TASK GOAL: Restate the whole listing word for word. Pictures are left out.

RECORDS SUPPLIED:
-- start --
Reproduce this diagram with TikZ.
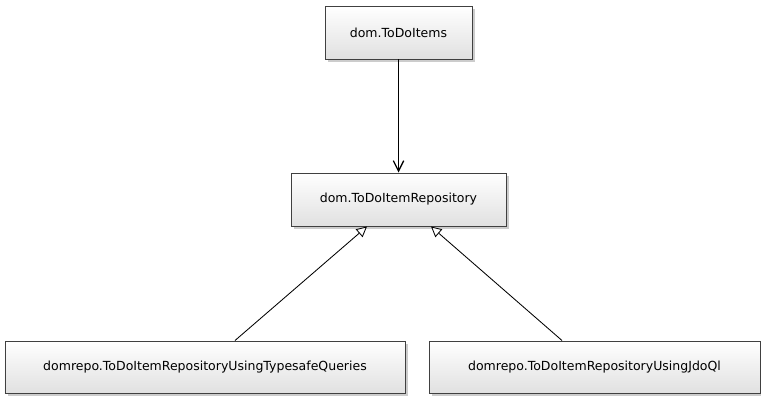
\documentclass[tikz,border=0pt]{standalone}
\usepackage{fontspec}
\setmainfont{DejaVu Sans}
\usetikzlibrary{arrows.meta, positioning, shadows}

\begin{document}
\begin{tikzpicture}[
block/.style={rectangle, draw=black!75, line width=0.7pt, top color=white, bottom color=black!12, inner sep=0pt, minimum height=1.325cm, font=\fontsize{8.9}{10}\selectfont, drop shadow={shadow xshift=0.07cm, shadow yshift=-0.07cm, fill=black!40, opacity=0.5}},
arrow/.style={line width=0.7pt, -{Straight Barb[length=2.6mm, width=2.6mm, line width=0.9pt]}},
realize/.style={line width=0.6pt, -{Triangle[open, length=2.6mm, width=2.6mm, fill=white]}}
]
\useasboundingbox (0,0) rectangle (19.025,-10);

\node (items) [block, minimum width=3.675cm] at (9.9625,-0.8125) {dom.ToDoItems};
\node (repo) [block, minimum width=5.375cm] at (9.9625,-4.9875) {dom.ToDoItemRepository};
\node (typesafe) [block, minimum width=10cm, minimum height=1.3cm] at (5.125,-9.175) {domrepo.ToDoItemRepositoryUsingTypesafeQueries};
\node (jdoql) [block, minimum width=8.275cm, minimum height=1.3cm] at (14.8625,-9.175) {domrepo.ToDoItemRepositoryUsingJdoQl};

\draw [arrow] (items) -- (repo);
\draw [realize] ([xshift=0.75cm]typesafe.north) -- ([xshift=-0.7875cm]repo.south);
\draw [realize] ([xshift=-0.8125cm]jdoql.north) -- ([xshift=0.8125cm]repo.south);

\end{tikzpicture}
\end{document}
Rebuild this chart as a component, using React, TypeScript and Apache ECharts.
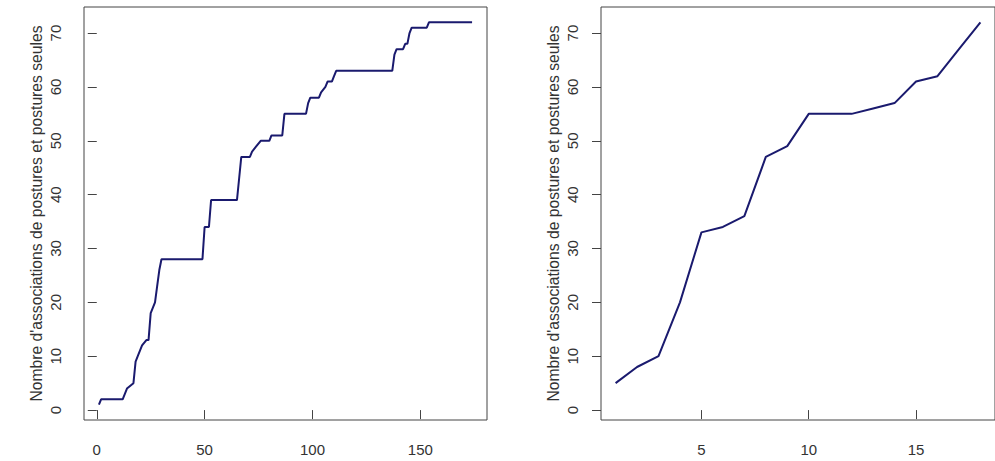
-- end --
FULL ANSWER:
Reproduce this diagram with TikZ.
\documentclass[tikz,border=0pt]{standalone}
\usepackage{fontspec}
\setmainfont{DejaVu Sans}
\usetikzlibrary{arrows.meta, positioning, shadows}

\begin{document}
\begin{tikzpicture}[
block/.style={rectangle, draw=black!75, line width=0.7pt, top color=white, bottom color=black!12, inner sep=0pt, minimum height=1.325cm, font=\fontsize{8.9}{10}\selectfont, drop shadow={shadow xshift=0.07cm, shadow yshift=-0.07cm, fill=black!40, opacity=0.5}},
arrow/.style={line width=0.7pt, -{Straight Barb[length=2.6mm, width=2.6mm, line width=0.9pt]}},
realize/.style={line width=0.6pt, -{Triangle[open, length=2.6mm, width=2.6mm, fill=white]}}
]
\useasboundingbox (0,0) rectangle (19.025,-10);

\node (items) [block, minimum width=3.675cm] at (9.9625,-0.8125) {dom.ToDoItems};
\node (repo) [block, minimum width=5.375cm] at (9.9625,-4.9875) {dom.ToDoItemRepository};
\node (typesafe) [block, minimum width=10cm, minimum height=1.3cm] at (5.125,-9.175) {domrepo.ToDoItemRepositoryUsingTypesafeQueries};
\node (jdoql) [block, minimum width=8.275cm, minimum height=1.3cm] at (14.8625,-9.175) {domrepo.ToDoItemRepositoryUsingJdoQl};

\draw [arrow] (items) -- (repo);
\draw [realize] ([xshift=0.75cm]typesafe.north) -- ([xshift=-0.7875cm]repo.south);
\draw [realize] ([xshift=-0.8125cm]jdoql.north) -- ([xshift=0.8125cm]repo.south);

\end{tikzpicture}
\end{document}
Rebuild this chart as a component, using React, TypeScript and Apache ECharts.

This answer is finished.